Rows from a dataset of charts and code
(begin)
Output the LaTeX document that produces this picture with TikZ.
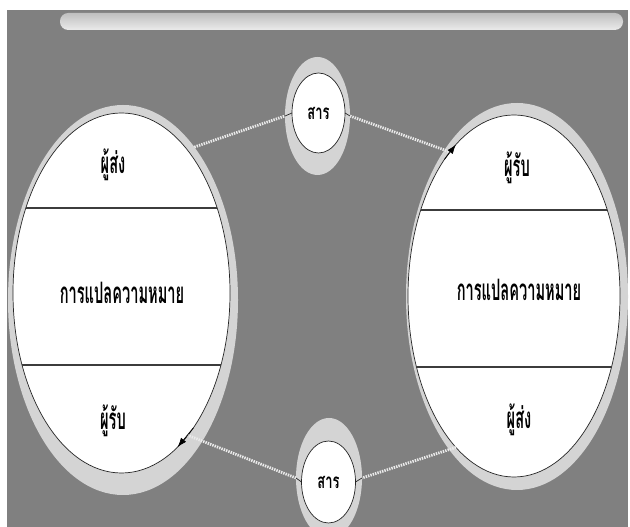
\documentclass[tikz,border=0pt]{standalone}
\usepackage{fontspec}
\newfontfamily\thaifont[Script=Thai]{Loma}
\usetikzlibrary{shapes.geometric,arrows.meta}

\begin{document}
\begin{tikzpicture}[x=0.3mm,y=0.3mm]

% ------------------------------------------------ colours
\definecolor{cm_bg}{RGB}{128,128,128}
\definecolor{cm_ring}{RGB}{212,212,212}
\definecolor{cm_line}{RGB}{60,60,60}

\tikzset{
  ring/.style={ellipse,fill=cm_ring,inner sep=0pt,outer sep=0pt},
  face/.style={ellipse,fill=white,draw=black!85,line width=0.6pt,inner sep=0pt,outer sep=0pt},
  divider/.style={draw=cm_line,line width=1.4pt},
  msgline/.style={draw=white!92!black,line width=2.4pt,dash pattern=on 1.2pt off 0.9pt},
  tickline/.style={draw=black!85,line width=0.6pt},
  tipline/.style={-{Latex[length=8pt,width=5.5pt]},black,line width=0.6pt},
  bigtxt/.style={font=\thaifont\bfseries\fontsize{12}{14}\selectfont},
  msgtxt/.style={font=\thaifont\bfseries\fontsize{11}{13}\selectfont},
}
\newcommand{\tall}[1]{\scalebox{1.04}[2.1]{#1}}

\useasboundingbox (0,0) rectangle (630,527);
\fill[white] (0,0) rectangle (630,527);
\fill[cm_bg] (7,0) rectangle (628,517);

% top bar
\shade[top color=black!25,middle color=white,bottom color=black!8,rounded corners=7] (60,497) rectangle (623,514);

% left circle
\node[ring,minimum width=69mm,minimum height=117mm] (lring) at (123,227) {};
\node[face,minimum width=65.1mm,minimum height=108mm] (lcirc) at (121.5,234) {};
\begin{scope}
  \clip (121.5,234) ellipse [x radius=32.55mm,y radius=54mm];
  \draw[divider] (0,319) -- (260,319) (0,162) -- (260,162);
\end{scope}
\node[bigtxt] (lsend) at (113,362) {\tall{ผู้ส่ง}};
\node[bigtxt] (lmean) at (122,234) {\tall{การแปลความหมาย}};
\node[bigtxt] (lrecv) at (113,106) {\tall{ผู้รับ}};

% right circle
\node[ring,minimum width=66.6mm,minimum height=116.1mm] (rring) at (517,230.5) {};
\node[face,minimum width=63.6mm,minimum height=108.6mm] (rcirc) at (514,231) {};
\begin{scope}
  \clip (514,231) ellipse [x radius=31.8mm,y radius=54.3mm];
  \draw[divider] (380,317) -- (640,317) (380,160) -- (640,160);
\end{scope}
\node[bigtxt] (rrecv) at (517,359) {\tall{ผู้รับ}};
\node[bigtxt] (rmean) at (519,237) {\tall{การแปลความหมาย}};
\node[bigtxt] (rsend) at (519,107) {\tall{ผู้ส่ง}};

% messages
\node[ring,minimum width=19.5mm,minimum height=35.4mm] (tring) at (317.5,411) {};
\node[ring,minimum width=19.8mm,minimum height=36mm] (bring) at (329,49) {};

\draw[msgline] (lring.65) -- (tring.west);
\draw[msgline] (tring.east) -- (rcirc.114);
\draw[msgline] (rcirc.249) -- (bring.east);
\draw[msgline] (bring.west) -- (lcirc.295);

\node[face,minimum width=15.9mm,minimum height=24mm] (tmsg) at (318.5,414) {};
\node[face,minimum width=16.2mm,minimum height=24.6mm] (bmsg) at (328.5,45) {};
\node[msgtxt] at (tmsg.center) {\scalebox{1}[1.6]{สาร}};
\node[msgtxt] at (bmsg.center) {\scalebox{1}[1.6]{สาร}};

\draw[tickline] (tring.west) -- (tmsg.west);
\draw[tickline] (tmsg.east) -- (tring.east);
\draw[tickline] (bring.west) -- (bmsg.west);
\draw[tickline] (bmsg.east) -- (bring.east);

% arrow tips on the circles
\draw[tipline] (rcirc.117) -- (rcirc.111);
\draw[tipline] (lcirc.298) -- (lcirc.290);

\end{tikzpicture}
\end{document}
(end)
(begin)
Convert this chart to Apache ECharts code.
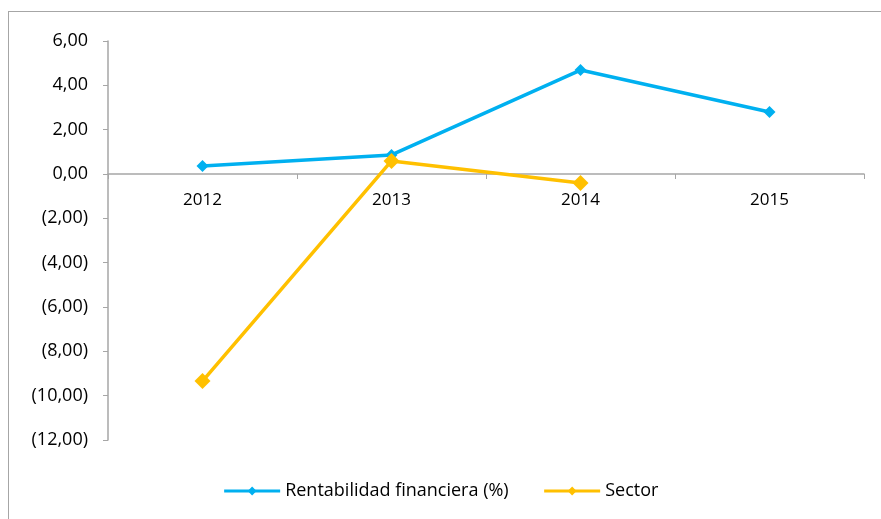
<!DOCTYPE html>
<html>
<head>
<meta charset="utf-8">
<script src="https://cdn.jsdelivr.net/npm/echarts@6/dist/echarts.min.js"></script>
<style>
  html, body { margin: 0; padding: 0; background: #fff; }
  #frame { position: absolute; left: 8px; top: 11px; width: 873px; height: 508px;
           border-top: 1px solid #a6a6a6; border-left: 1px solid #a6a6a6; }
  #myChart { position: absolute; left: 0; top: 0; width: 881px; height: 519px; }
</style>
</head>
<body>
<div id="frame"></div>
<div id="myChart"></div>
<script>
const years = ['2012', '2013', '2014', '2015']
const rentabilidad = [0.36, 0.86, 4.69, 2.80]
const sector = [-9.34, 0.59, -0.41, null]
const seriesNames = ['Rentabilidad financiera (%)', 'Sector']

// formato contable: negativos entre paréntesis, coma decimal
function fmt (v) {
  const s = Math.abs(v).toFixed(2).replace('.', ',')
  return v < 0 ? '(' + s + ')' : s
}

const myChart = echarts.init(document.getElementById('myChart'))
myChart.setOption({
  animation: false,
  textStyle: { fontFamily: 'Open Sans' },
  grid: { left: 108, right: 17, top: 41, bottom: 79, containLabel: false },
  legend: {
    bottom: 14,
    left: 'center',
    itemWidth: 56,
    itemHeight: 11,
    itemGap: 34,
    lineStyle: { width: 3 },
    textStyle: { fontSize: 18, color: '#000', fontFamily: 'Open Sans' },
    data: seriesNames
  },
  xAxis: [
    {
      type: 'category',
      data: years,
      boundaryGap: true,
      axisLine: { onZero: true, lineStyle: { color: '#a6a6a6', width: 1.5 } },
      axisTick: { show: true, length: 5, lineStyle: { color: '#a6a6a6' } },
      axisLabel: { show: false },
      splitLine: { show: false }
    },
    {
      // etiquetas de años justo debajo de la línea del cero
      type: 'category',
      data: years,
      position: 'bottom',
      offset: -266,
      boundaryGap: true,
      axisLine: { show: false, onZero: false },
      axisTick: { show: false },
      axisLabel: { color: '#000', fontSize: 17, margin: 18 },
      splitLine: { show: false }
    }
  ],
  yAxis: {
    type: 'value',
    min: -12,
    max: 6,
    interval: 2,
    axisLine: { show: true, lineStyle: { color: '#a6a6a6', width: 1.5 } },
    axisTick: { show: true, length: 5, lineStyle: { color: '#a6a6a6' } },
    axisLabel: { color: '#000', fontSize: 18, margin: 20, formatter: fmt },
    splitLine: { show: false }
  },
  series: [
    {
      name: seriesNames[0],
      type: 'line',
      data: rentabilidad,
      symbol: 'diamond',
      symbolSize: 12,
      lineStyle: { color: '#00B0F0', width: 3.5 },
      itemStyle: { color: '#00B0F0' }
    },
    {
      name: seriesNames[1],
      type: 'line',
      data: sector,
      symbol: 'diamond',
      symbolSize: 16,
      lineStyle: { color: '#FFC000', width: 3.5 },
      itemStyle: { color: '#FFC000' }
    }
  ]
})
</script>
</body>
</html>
(end)
- GOAL:
Exclude any pictures, and restate word for word the lines from the one containing "Convert this chart to Apache ECharts code." through the one containing "const seriesNames = ['Rentabilidad", both included.

- SOLUTION FOR THIS PROBLEM:
Convert this chart to Apache ECharts code.
<!DOCTYPE html>
<html>
<head>
<meta charset="utf-8">
<script src="https://cdn.jsdelivr.net/npm/echarts@6/dist/echarts.min.js"></script>
<style>
  html, body { margin: 0; padding: 0; background: #fff; }
  #frame { position: absolute; left: 8px; top: 11px; width: 873px; height: 508px;
           border-top: 1px solid #a6a6a6; border-left: 1px solid #a6a6a6; }
  #myChart { position: absolute; left: 0; top: 0; width: 881px; height: 519px; }
</style>
</head>
<body>
<div id="frame"></div>
<div id="myChart"></div>
<script>
const years = ['2012', '2013', '2014', '2015']
const rentabilidad = [0.36, 0.86, 4.69, 2.80]
const sector = [-9.34, 0.59, -0.41, null]
const seriesNames = ['Rentabilidad financiera (%)', 'Sector']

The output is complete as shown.